> Instructions for the task
Pull out the lines running from the one with "Rebuild this chart" to the one with "from matplotlib.lines import Line2D", inclusive, word for word. Drop any picture.

> Material for this task
━━━━━━━━━━━━━━━━━━━━
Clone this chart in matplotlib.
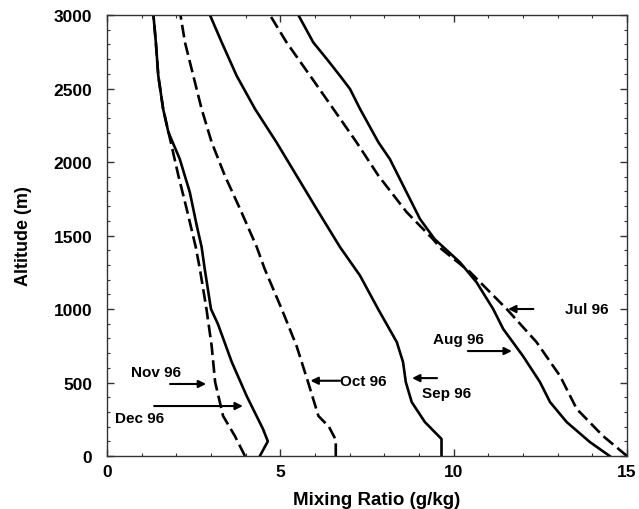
━━━━━━━━━━━━━━━━━━━━
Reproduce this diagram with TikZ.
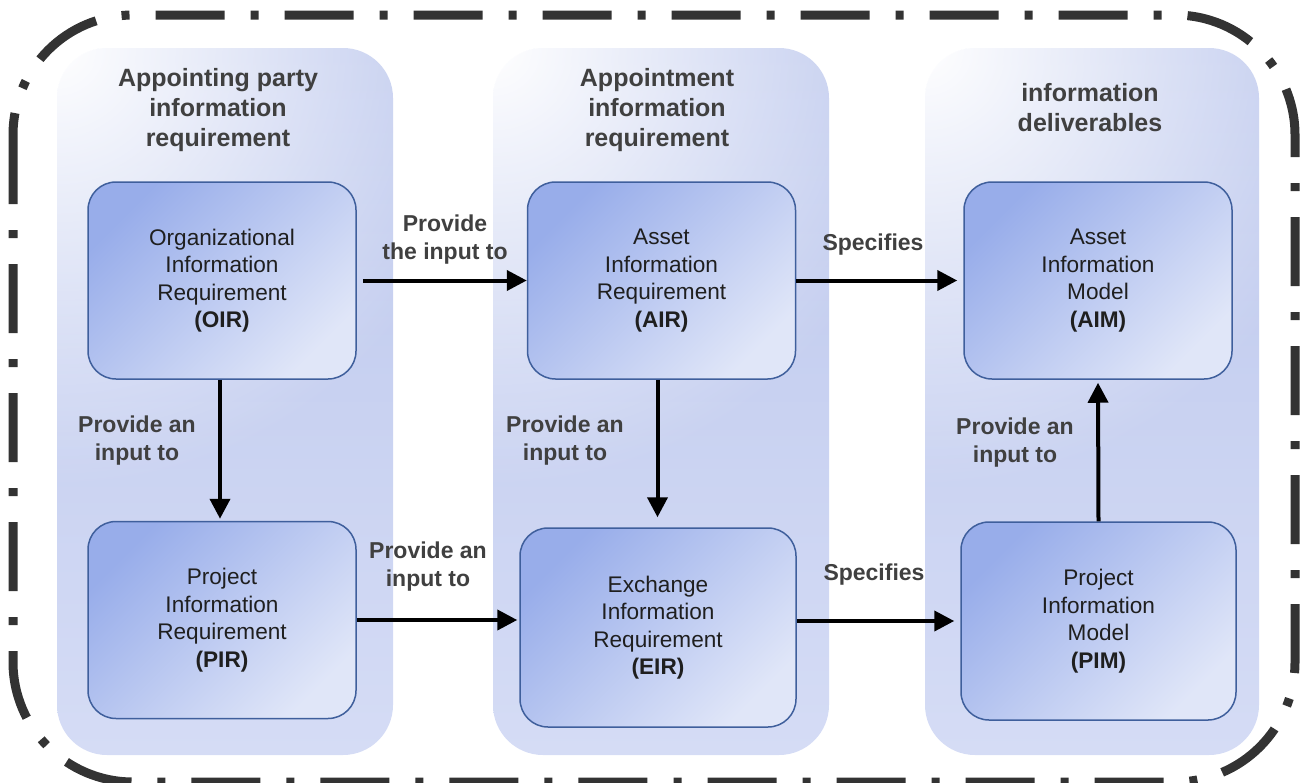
━━━━━━━━━━━━━━━━━━━━
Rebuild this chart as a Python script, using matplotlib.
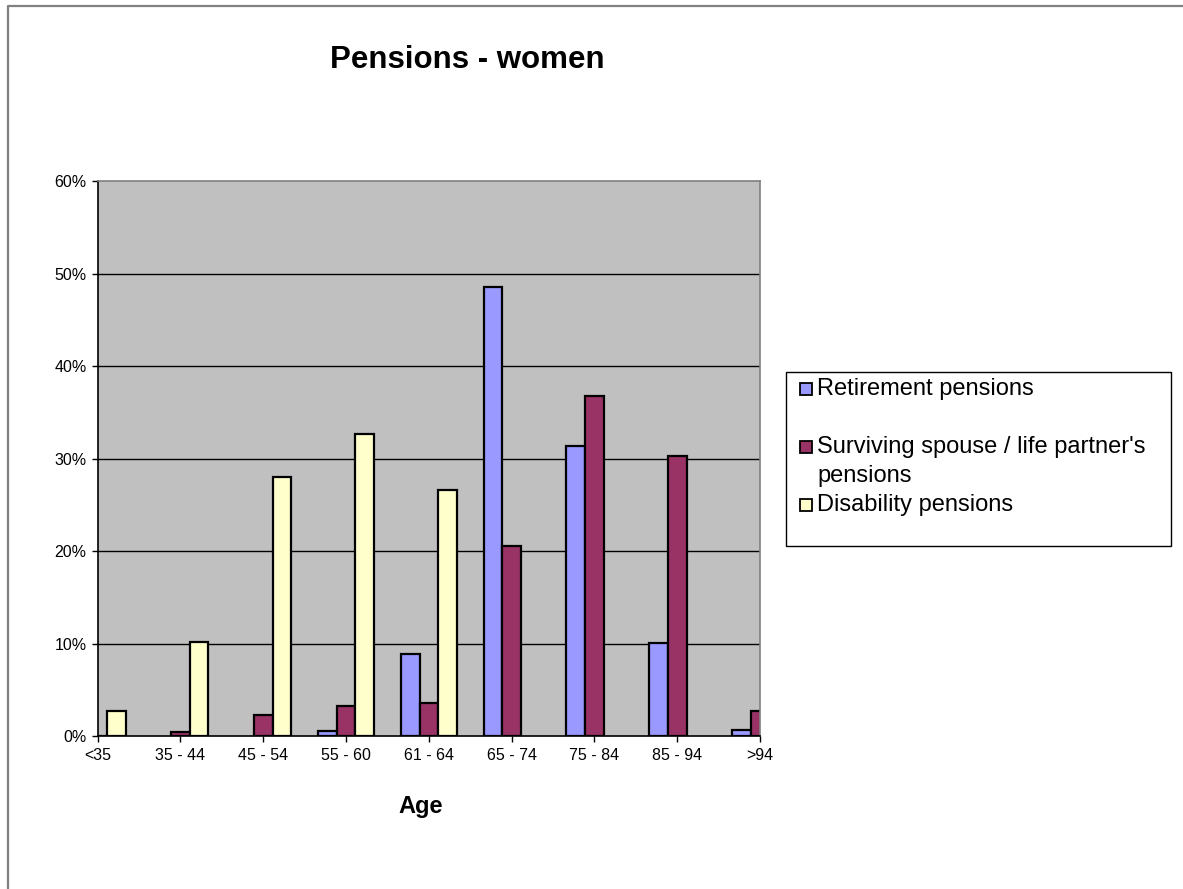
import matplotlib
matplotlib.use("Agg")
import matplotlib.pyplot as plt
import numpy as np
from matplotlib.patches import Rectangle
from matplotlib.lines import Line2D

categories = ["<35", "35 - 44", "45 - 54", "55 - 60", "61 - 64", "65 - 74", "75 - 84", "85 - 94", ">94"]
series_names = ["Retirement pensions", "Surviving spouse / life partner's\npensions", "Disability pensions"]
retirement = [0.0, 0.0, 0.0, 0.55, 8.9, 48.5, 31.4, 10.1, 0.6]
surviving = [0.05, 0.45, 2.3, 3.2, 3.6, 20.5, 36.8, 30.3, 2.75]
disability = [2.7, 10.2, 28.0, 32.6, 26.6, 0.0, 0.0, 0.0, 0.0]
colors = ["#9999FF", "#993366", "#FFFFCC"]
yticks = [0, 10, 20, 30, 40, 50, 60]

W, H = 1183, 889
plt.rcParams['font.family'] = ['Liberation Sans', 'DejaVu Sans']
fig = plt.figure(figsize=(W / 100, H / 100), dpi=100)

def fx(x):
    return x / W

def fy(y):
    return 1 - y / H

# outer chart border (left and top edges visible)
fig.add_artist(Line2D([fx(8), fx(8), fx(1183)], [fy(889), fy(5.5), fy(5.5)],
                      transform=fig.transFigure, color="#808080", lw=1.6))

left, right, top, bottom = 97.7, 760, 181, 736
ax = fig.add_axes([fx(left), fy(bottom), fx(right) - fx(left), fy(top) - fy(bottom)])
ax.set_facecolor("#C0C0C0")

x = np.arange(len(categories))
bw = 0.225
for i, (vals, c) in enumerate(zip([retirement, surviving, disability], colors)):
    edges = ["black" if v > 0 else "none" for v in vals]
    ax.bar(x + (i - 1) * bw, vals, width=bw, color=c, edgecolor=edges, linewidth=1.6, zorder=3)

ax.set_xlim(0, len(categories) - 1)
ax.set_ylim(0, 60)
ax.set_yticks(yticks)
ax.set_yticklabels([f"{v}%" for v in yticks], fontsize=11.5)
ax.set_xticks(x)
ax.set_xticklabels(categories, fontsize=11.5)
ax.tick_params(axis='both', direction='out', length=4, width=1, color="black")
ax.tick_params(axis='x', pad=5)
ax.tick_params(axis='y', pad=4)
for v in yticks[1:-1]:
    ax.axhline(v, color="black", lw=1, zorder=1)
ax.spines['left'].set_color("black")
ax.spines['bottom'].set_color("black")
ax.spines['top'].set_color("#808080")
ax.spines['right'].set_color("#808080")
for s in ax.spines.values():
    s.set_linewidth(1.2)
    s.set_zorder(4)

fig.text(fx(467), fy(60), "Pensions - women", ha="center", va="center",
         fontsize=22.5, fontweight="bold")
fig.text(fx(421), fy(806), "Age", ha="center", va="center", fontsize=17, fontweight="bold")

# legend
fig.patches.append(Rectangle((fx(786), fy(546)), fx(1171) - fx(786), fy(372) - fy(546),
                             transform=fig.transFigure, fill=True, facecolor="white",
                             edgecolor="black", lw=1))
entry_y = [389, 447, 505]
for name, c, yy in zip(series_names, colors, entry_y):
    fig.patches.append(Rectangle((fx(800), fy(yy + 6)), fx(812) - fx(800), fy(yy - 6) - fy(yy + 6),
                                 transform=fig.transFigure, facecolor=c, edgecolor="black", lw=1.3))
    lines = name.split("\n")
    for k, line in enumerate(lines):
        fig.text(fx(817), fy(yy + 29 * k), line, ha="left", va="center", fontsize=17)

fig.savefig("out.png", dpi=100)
━━━━━━━━━━━━━━━━━━━━
> Worked solution
Rebuild this chart as a Python script, using matplotlib.
import matplotlib
matplotlib.use("Agg")
import matplotlib.pyplot as plt
import numpy as np
from matplotlib.patches import Rectangle
from matplotlib.lines import Line2D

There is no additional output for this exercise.